Significance- the licensee is liable even when she does not directly cause the nuisance, because she continues to occupy the property from which the nuisance derives, and she allowed the dog to occupy with her. She was equally as liable as her daughter, who only had a bare license to the property. ON the proper construction of the facts the defendant licensor still occupied the property and was liable as such.
Who can sue in private nuisance according to Hunter v Canary Wharf, and how does it differ to public nuisance?
- In answering this question, we are answering the question of who’s interests can be sufficiently protected.
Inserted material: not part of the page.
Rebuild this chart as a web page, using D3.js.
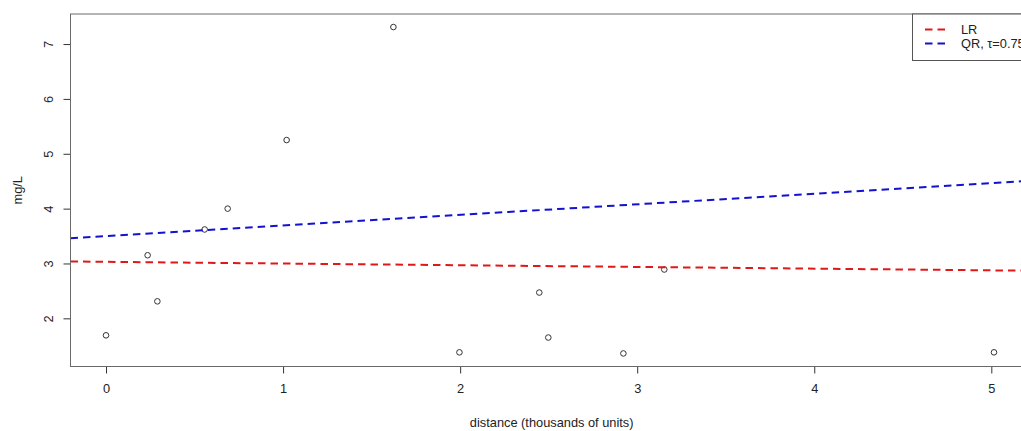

Hunter v Canary Wharf has confirmed the proposition that nuisance is a tort committed against property rather than against a person, whilst in public nuisance, there is a wider protection of interests which can extend to “special damages”; a form of personal injury.
- Therefore property owners are the ones capable of suing due to the type of tort which private nuisance is.
What were the lords almost unanimous about with regards to what private nuisance is committed against?
-How does Lord Hoffmans example prove this in Hunter v Canary Wharf?
The tort is committed against land rather than against the person.
-Hoffmann seems to suggest that more substantial damages should be awarded eg for noise nuisance where there is a family or a single person who occupies a very valuable property, compared to a similar or larger family living in an ordinary dwelling; it is related to the value of the land rather than the accumulative discomfort suffered by all residents because of the number of residents residing in the property
What is an abatement?
-A form of self-help, used in very limited and exceptional circumstances where there is a very low amount of work required to remove a nuisance eg an overhanging branch
What is an injunction?
An injunction is a court order to cease or decrease the extent of a nuisance. The court can exercise some discretion, between a complete prohibition, to setting time limits on the creation of a nuisance, with regards to the public interest as well as the interests of third parties, dealt with on a case-specific level.